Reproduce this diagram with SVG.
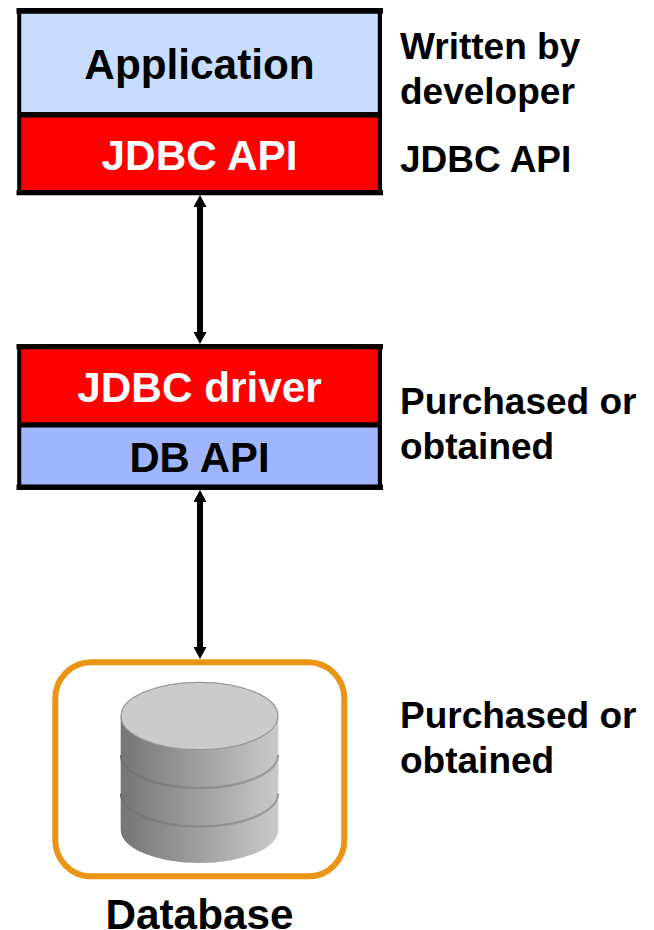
<svg xmlns="http://www.w3.org/2000/svg" width="654" height="930" viewBox="0 0 654 930">
<style>
text{font-family:"Liberation Sans",Arial,sans-serif;font-weight:700;fill:#000}
.c{font-size:42.300px;text-anchor:middle}
.n{font-size:37px}
.b{stroke:none;fill:#000}
.a{stroke:#000;stroke-width:6;fill:none;marker-start:url(#h);marker-end:url(#h)}
.s{fill:none;stroke:url(#sg);stroke-width:2.400}
</style>
<defs>
<marker id="h" markerUnits="userSpaceOnUse" markerWidth="13" markerHeight="13" refX="2" refY="6.500" orient="auto-start-reverse"><path d="M0 0L12 6.500L0 13Z" fill="#000"/></marker>
<linearGradient id="g" x1="0" x2="1" y1="0" y2="0"><stop offset="0" stop-color="#757575"/><stop offset="1" stop-color="#cacaca"/></linearGradient>
<linearGradient id="sg" gradientUnits="userSpaceOnUse" x1="120" x2="279" y1="0" y2="0"><stop offset="0" stop-color="#707070"/><stop offset="0.5" stop-color="#8c8c8c"/><stop offset="1" stop-color="#a0a0a0"/></linearGradient>
</defs>
<rect width="654" height="930" fill="#fff"/>
<g id="app-stack">
<rect x="19" y="11" width="361" height="103" fill="#c8dcff"/>
<rect x="19" y="115" width="361" height="77" fill="#f00"/>
<path class="b" d="M16.500 8H383V13.700H382V190H383V195.300H16.500V190H17.200V13.700H16.500ZM21.200 13.700V112H377.800V13.700ZM21.200 117.400V190H377.800V117.400Z" fill-rule="evenodd"/>
<text class="c" x="199.500" y="79">Application</text>
<text class="c" x="199.500" y="170" style="fill:#fff">JDBC API</text>
</g>
<g id="driver-stack">
<rect x="19" y="347" width="361" height="77" fill="#f00"/>
<rect x="19" y="425" width="361" height="62" fill="#9fb6ff"/>
<path class="b" d="M16.500 344H383V349.300H382V484.500H383V490H16.500V484.500H17.200V349.300H16.500ZM21.200 349.300V422.300H377.800V349.300ZM21.200 427.400V484.500H377.800V427.400Z" fill-rule="evenodd"/>
<text class="c" x="199.500" y="402" style="fill:#fff">JDBC driver</text>
<text class="c" x="199.500" y="472" style="font-size:41.800px">DB API</text>
</g>
<g id="connectors">
<line class="a" x1="200" y1="205" x2="200" y2="334"/>
<line class="a" x1="200" y1="500" x2="200" y2="649"/>
</g>
<g id="database">
<rect x="55.300" y="662.300" width="289" height="214" rx="36" fill="#fff" stroke="#ea9515" stroke-width="6"/>
<path d="M120.700 716V830A78.800 33 0 0 0 278.300 830V716Z" fill="url(#g)"/>
<path class="s" d="M121 755A78.500 33 0 0 0 278 755"/>
<path class="s" d="M121 793.500A78.500 33 0 0 0 278 793.500"/>
<ellipse cx="199.500" cy="716" rx="78.500" ry="33.700" fill="#cbcbcb" stroke="#999" stroke-width="1.200"/>
<text class="c" x="199.500" y="928.500">Database</text>
</g>
<g id="notes">
<text class="n" x="400" y="59">Written by</text>
<text class="n" x="400" y="104">developer</text>
<text class="n" x="400" y="172">JDBC API</text>
<text class="n" x="400" y="414">Purchased or</text>
<text class="n" x="400" y="459">obtained</text>
<text class="n" x="400" y="728">Purchased or</text>
<text class="n" x="400" y="773">obtained</text>
</g>
</svg>
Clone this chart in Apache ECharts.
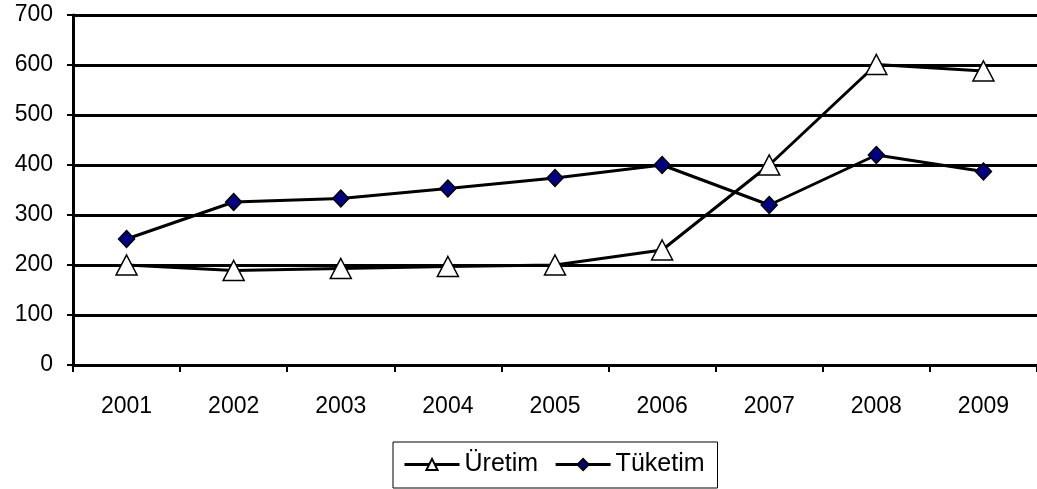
<!DOCTYPE html>
<html><head><meta charset="utf-8">
<script src="https://cdn.jsdelivr.net/npm/echarts@6/dist/echarts.min.js"></script>
<style>html,body{margin:0;padding:0;background:#fff}#c{width:1037px;height:489px}</style>
</head><body><div id="c"></div>
<script>
var years = ['2001','2002','2003','2004','2005','2006','2007','2008','2009'];
var uretim = [200, 189, 193, 197, 200, 230, 400, 601, 588];
var tuketim = [252, 326, 333, 353, 374, 400, 320, 420, 387];
var yTicks = [0, 100, 200, 300, 400, 500, 600, 700];

var chart = echarts.init(document.getElementById('c'));
var font = 'Arial, "Liberation Sans", sans-serif';
chart.setOption({
  animation: false,
  grid: {left: 73, top: 15, width: 967, height: 350, containLabel: false},
  xAxis: {
    type: 'category', data: years, boundaryGap: true,
    axisLine: {lineStyle: {color: '#000', width: 3}},
    axisTick: {show: true, length: 7, lineStyle: {color: '#000', width: 2}, alignWithLabel: false},
    axisLabel: {color: '#000', fontSize: 23, fontFamily: font, margin: 30},
    splitLine: {show: false}
  },
  yAxis: {
    type: 'value', min: yTicks[0], max: yTicks[yTicks.length-1], interval: 100,
    axisLine: {show: true, lineStyle: {color: '#000', width: 3}},
    axisTick: {show: true, length: 6, lineStyle: {color: '#000', width: 2}},
    axisLabel: {color: '#000', fontSize: 23, fontFamily: font, margin: 20},
    splitLine: {show: true, lineStyle: {color: '#000', width: 3}}
  },
  legend: {
    top: 442, left: 393,
    itemWidth: 55, itemHeight: 14, itemGap: 16,
    padding: [10, 13, 11, 10],
    borderColor: '#000', borderWidth: 1,
    lineStyle: {width: 3, color: '#000'},
    textStyle: {color: '#000', fontSize: 25, fontFamily: font},
    data: ['Üretim', 'Tüketim']
  },
  series: [
    {
      name: 'Üretim', type: 'line', data: uretim,
      symbol: 'triangle', symbolSize: [21, 20],
      lineStyle: {color: '#000', width: 3},
      itemStyle: {color: '#fff', borderColor: '#000', borderWidth: 1.5},
      z: 3
    },
    {
      name: 'Tüketim', type: 'line', data: tuketim,
      symbol: 'diamond', symbolSize: [16, 17],
      lineStyle: {color: '#000', width: 3},
      itemStyle: {color: '#000080', borderColor: '#000', borderWidth: 1.5},
      z: 4
    }
  ]
});
</script></body></html>
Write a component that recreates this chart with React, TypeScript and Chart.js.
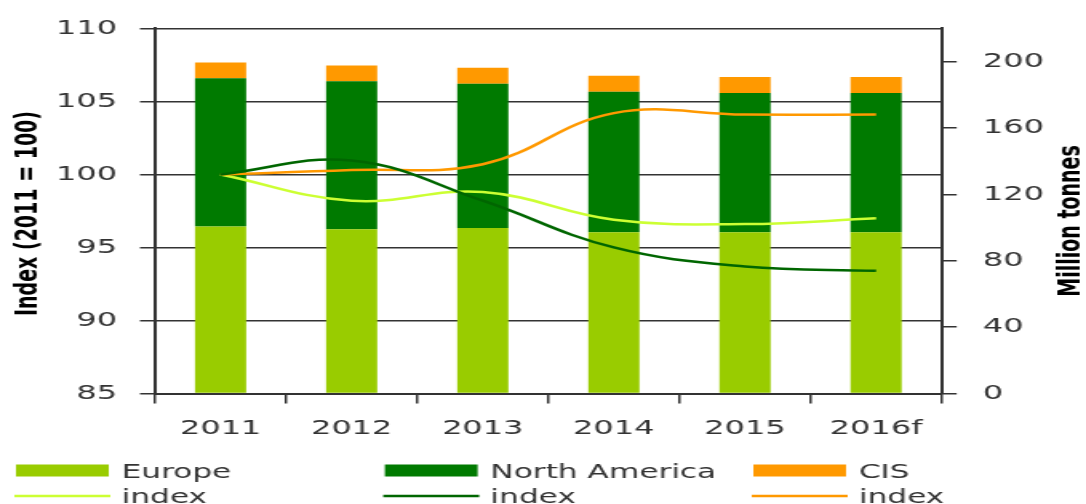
import React, { useEffect, useRef } from "react";
import { Chart, registerables } from "chart.js";

Chart.register(...registerables);

// ---- data ----
const categories = ["2011", "2012", "2013", "2014", "2015", "2016f"];
const europeTonnes = [100.6, 99.0, 99.8, 97.2, 97.2, 97.2];
const northAmericaTonnes = [89.4, 89.2, 86.9, 84.6, 83.8, 83.8];
const cisTonnes = [9.5, 9.5, 9.6, 9.7, 9.7, 9.7];
const europeIndex = [100, 98.2, 98.8, 96.9, 96.6, 97.0];
const northAmericaIndex = [100, 100.95, 98.2, 95.0, 93.7, 93.4];
const cisIndex = [100, 100.3, 100.7, 104.2, 104.1, 104.1];
const rightTickValues = [0, 40, 80, 120, 160, 200];
const barLabels = ["Europe", "North America", "CIS"];
const lineLabel = "index";
const leftTitle = "Index (2011 = 100)";
const rightTitle = "Million tonnes";

// ---- style ----
const LOGICAL_W = 679;
const H = 504;
const STRETCH = 1086 / LOGICAL_W;
const FONT = '"DejaVu Sans", Verdana, sans-serif';
const barColors = ["#99cc00", "#007a00", "#ff9900"];
const lineColors = ["#ccff33", "#006600", "#ff9900"];
const axisColor = "#333333";
const labelColor = "#333333";

const extrasPlugin = {
  id: "extras",
  afterDraw(chart: any) {
    const ctx = chart.ctx as CanvasRenderingContext2D;
    ctx.save();
    ctx.fillStyle = "#000";
    ctx.font = `bold 19px ${FONT}`;
    ctx.textAlign = "center";
    ctx.textBaseline = "middle";
    ctx.save();
    ctx.translate(18.4, 213.5);
    ctx.rotate(-Math.PI / 2);
    ctx.fillText(leftTitle, 0, 0);
    ctx.restore();
    ctx.save();
    ctx.translate(670.4, 221);
    ctx.rotate(-Math.PI / 2);
    ctx.fillText(rightTitle, 0, 0);
    ctx.restore();

    // legend
    const xs = [10, 240.6, 471];
    const w = 58;
    ctx.font = `19.5px ${FONT}`;
    ctx.textAlign = "left";
    ctx.textBaseline = "alphabetic";
    for (let i = 0; i < 3; i++) {
      ctx.fillStyle = barColors[i];
      ctx.fillRect(xs[i], 464.5, w, 12);
      ctx.fillStyle = labelColor;
      ctx.fillText(barLabels[i], xs[i] + w + 8, 478);
      ctx.strokeStyle = lineColors[i];
      ctx.lineWidth = 2.5;
      ctx.beginPath();
      ctx.moveTo(xs[i] - 1, 496);
      ctx.lineTo(xs[i] + w + 1, 496);
      ctx.stroke();
      ctx.fillStyle = labelColor;
      ctx.fillText(lineLabel, xs[i] + w + 8, 503);
    }
    ctx.restore();
  },
};

export default function App() {
  const canvasRef = useRef<HTMLCanvasElement | null>(null);

  useEffect(() => {
    document.body.style.margin = "0";
    document.body.style.overflow = "hidden";
    const canvas = canvasRef.current!;
    const lineDs = (label: string, data: number[], color: string, order: number) => ({
      type: "line" as const,
      label,
      data,
      yAxisID: "y",
      borderColor: color,
      backgroundColor: color,
      borderWidth: 2.5,
      pointRadius: 0,
      tension: 0.4,
      fill: false,
      order,
    });
    const barDs = (label: string, data: number[], color: string) => ({
      type: "bar" as const,
      label,
      data,
      yAxisID: "y2",
      backgroundColor: color,
      borderWidth: 0,
      barPercentage: 0.39,
      categoryPercentage: 1,
      order: 10,
    });
    const chart = new Chart(canvas, {
      data: {
        labels: categories,
        datasets: [
          lineDs("Europe index", europeIndex, lineColors[0], 3),
          lineDs("North America index", northAmericaIndex, lineColors[1], 1),
          lineDs("CIS index", cisIndex, lineColors[2], 2),
          barDs(barLabels[0], europeTonnes, barColors[0]),
          barDs(barLabels[1], northAmericaTonnes, barColors[1]),
          barDs(barLabels[2], cisTonnes, barColors[2]),
        ] as any,
      },
      options: {
        animation: false,
        responsive: true,
        maintainAspectRatio: false,
        layout: { padding: { top: 25, bottom: 0, left: 0, right: 0 } },
        plugins: { legend: { display: false }, tooltip: { enabled: false } },
        scales: {
          x: {
            stacked: true,
            offset: true,
            grid: {
              display: true,
              offset: true,
              drawOnChartArea: false,
              drawTicks: true,
              tickLength: 10,
              color: axisColor,
              lineWidth: 1.5,
            },
            border: { display: true, color: axisColor, width: 2 },
            ticks: { color: labelColor, font: { family: FONT, size: 20 }, padding: 13, maxRotation: 0 },
            afterFit: (s: any) => {
              s.height = H - 393.5;
            },
          },
          y: {
            position: "left",
            stacked: false,
            min: 85,
            max: 110,
            ticks: { stepSize: 5, color: labelColor, font: { family: FONT, size: 20 }, padding: 14.4 },
            grid: { color: axisColor, lineWidth: 1.5, tickLength: 9.4, drawTicks: true },
            border: { display: true, color: axisColor, width: 2 },
            afterFit: (s: any) => {
              s.width = 96.9;
            },
          },
          y2: {
            position: "right",
            stacked: true,
            min: 0,
            max: 220,
            afterBuildTicks: (s: any) => {
              s.ticks = rightTickValues.map((v) => ({ value: v }));
            },
            ticks: { color: labelColor, font: { family: FONT, size: 20 }, padding: 16.4 },
            grid: { drawOnChartArea: false, drawTicks: true, tickLength: 9.4, color: axisColor, lineWidth: 1.5 },
            border: { display: true, color: axisColor, width: 2 },
            afterFit: (s: any) => {
              s.width = LOGICAL_W - 588.75;
            },
          },
        },
      } as any,
      plugins: [extrasPlugin],
    });
    return () => chart.destroy();
  }, []);

  return (
    <div
      style={{
        width: LOGICAL_W,
        height: H,
        transform: `scaleX(${STRETCH})`,
        transformOrigin: "0 0",
        position: "relative",
      }}
    >
      <canvas ref={canvasRef} />
    </div>
  );
}
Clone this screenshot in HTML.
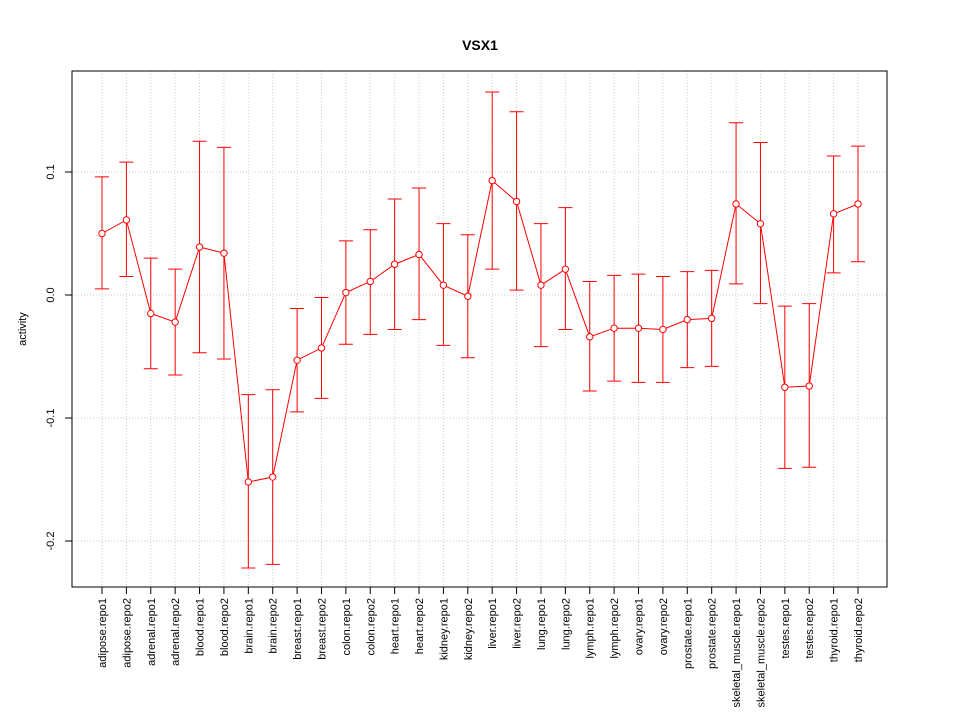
+ + +
Short task ▸
Transcribe, leaving out pictures, each line from the one containing "Write a component" through the one containing "Chart.register(...registerables);".

Answer below ▸
Write a component that recreates this chart with React, TypeScript and Chart.js.
import React, { useEffect, useRef } from "react";
import { Chart, registerables } from "chart.js";

Chart.register(...registerables);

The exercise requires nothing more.